WORK TO BE COMPLETED:
For the entries that follow, tally the lines holding the string "with". Give the total and nothing else.

** start of TASK INPUTS **

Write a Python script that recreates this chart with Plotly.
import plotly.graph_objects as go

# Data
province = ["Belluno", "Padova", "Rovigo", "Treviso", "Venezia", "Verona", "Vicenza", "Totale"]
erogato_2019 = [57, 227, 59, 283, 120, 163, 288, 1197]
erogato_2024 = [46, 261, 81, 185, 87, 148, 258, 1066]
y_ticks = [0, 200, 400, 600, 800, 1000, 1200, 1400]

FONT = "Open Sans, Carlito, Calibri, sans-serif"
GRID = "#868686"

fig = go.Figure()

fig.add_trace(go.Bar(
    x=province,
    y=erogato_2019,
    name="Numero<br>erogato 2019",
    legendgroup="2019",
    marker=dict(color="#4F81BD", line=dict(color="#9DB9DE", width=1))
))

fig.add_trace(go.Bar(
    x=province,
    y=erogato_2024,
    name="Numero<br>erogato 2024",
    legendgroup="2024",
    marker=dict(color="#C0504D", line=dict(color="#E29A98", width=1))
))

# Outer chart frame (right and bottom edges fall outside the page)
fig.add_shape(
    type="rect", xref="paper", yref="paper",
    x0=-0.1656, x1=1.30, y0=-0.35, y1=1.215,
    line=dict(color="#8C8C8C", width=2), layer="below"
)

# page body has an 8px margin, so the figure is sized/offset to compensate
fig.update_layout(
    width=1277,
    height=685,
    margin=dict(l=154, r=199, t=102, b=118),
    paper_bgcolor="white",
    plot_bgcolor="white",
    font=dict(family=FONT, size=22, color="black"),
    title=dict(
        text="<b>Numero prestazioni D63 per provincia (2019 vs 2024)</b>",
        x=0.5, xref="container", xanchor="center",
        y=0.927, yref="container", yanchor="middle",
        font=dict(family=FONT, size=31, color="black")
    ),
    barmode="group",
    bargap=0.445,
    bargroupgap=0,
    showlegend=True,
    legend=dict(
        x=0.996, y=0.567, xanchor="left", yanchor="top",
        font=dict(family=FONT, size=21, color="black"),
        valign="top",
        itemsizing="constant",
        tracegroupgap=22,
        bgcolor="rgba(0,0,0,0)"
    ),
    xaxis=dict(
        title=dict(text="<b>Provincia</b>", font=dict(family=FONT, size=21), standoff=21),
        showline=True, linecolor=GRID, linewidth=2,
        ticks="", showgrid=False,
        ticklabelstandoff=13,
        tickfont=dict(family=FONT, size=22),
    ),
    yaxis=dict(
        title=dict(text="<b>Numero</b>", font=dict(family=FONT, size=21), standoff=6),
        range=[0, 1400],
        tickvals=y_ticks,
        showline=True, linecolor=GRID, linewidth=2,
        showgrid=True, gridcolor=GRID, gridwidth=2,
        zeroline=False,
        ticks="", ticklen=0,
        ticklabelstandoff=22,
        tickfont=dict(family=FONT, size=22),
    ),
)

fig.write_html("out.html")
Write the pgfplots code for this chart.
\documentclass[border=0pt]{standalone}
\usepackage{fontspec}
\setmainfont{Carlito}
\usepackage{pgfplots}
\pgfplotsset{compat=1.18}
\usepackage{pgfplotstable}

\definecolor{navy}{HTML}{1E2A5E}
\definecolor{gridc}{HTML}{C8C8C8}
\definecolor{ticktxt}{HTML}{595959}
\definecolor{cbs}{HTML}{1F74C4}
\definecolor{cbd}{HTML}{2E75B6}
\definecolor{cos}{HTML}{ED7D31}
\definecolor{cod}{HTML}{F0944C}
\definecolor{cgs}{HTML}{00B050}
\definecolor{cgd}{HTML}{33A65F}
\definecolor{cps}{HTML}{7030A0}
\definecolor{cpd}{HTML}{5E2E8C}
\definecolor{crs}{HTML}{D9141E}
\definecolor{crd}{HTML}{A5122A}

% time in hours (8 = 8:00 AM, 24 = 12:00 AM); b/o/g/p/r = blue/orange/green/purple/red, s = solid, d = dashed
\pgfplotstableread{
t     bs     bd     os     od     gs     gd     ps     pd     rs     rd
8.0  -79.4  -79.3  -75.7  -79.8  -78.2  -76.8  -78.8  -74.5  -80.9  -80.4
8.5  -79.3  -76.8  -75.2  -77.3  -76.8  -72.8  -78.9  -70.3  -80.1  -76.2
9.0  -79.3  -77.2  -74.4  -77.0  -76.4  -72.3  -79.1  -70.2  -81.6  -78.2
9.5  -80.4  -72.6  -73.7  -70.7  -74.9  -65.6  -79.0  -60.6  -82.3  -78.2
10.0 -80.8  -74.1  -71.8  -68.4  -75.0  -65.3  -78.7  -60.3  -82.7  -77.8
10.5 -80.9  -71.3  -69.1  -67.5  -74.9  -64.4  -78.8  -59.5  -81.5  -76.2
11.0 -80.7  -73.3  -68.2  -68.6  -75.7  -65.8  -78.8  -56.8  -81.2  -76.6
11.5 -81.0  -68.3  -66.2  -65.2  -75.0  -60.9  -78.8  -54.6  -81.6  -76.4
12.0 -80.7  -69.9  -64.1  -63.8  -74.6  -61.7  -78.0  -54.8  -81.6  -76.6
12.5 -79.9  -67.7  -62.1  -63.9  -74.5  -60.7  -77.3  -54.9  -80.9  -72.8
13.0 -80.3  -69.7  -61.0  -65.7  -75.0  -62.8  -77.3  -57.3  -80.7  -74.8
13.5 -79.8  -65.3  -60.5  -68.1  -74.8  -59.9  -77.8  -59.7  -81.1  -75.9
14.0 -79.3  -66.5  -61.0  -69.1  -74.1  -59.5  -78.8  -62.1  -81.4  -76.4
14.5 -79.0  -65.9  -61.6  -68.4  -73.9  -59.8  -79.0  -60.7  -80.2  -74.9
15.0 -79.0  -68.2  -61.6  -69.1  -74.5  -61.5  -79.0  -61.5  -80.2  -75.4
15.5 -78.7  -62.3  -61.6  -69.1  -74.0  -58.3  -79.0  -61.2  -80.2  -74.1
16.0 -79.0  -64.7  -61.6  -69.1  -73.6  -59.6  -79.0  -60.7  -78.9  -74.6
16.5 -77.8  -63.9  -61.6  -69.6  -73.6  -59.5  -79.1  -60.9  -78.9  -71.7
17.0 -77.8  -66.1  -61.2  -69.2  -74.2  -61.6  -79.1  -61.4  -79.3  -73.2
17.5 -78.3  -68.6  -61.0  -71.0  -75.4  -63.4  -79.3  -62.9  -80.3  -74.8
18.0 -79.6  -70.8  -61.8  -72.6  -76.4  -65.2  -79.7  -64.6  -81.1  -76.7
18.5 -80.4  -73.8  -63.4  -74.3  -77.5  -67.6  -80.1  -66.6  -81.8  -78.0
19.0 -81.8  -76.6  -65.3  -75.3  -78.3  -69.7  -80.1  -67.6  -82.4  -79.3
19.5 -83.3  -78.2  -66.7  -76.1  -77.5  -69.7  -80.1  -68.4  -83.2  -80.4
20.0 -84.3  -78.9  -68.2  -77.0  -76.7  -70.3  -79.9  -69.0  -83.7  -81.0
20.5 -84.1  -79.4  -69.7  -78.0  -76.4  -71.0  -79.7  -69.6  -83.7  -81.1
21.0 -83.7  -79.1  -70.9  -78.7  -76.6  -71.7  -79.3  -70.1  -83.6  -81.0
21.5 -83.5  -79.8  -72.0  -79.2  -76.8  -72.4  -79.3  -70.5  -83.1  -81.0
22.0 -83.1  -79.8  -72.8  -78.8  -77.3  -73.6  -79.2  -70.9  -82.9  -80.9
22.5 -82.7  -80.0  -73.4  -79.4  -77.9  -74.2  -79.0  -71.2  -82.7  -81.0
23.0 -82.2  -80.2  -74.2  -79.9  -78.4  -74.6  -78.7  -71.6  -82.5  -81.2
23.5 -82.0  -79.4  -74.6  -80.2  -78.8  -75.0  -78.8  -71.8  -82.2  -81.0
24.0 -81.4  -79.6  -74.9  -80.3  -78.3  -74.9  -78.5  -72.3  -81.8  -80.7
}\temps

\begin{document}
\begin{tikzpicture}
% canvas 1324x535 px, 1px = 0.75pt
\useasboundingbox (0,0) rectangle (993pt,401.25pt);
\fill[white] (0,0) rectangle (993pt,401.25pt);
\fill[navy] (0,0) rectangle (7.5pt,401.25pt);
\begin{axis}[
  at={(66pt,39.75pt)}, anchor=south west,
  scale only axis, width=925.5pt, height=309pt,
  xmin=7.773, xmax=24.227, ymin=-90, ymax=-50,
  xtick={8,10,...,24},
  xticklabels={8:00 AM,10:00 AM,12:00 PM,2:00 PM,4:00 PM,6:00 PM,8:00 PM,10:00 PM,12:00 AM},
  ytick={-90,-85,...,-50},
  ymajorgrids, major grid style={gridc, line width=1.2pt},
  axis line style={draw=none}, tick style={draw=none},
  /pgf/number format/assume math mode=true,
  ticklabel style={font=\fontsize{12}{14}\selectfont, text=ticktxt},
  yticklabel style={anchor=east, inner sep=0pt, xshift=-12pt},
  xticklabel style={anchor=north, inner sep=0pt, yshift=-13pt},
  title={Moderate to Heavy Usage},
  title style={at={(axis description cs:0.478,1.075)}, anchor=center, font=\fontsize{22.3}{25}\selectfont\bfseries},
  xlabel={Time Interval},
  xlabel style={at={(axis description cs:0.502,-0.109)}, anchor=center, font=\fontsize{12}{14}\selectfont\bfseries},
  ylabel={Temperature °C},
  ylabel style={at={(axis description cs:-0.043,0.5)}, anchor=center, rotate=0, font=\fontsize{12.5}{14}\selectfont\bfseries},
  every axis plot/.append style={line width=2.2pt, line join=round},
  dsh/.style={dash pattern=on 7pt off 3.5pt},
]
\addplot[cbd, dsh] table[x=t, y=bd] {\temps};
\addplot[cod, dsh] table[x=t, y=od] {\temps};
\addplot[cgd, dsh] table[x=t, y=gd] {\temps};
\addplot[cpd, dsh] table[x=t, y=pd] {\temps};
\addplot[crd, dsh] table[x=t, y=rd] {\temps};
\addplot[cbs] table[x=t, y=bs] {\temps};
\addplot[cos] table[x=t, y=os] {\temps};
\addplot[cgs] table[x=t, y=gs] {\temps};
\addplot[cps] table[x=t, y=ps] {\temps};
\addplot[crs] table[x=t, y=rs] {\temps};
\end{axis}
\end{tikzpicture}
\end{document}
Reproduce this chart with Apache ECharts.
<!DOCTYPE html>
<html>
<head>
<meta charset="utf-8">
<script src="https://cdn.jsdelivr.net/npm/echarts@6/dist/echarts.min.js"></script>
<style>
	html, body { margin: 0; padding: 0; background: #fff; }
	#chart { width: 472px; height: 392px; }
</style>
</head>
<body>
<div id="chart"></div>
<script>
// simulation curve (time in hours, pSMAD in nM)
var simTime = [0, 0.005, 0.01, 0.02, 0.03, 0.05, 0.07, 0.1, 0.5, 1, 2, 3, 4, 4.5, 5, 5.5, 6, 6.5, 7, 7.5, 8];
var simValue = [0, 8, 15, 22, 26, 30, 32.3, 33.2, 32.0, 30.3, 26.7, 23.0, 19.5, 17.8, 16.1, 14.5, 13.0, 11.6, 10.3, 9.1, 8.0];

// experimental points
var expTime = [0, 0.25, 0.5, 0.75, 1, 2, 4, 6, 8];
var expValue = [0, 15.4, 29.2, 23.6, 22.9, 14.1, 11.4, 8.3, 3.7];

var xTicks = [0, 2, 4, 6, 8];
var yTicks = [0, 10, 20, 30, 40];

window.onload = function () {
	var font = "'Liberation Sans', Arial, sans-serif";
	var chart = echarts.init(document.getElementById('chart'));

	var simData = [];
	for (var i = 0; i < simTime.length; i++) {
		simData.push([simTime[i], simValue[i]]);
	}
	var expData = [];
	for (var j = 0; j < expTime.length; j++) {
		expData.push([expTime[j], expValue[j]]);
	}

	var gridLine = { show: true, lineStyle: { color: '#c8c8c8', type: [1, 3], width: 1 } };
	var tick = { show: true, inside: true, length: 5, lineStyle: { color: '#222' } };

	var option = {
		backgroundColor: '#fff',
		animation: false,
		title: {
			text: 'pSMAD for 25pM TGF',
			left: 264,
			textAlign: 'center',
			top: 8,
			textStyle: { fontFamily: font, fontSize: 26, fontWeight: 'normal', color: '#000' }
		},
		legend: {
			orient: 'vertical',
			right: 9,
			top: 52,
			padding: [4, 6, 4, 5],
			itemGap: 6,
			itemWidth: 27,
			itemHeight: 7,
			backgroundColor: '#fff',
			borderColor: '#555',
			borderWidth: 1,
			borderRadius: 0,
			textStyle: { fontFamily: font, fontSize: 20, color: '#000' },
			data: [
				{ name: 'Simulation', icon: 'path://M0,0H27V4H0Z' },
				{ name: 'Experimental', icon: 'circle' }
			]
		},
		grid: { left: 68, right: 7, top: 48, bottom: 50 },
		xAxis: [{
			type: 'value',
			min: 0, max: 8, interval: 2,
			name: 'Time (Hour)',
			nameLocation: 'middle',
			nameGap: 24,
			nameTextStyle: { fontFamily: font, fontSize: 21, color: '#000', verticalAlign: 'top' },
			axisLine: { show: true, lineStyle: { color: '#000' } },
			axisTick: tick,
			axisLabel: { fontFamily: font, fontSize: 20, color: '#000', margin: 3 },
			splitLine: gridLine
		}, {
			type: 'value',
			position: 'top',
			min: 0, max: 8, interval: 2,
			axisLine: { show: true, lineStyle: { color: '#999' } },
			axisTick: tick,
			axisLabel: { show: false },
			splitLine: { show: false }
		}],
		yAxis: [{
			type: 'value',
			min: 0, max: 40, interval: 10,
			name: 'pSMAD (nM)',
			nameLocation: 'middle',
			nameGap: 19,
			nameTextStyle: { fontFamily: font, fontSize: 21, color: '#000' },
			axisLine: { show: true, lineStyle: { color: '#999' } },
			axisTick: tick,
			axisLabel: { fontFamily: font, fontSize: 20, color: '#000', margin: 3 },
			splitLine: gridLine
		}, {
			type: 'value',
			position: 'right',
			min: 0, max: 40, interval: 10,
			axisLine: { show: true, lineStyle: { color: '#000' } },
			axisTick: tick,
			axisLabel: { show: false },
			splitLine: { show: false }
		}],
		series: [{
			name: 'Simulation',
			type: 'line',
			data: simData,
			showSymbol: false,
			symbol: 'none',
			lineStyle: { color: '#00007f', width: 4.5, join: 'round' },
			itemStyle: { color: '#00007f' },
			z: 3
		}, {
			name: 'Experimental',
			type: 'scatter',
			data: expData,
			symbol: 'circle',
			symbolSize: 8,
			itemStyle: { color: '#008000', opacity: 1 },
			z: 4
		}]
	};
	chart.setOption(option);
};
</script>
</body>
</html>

** end of TASK INPUTS **

OUTPUT:
2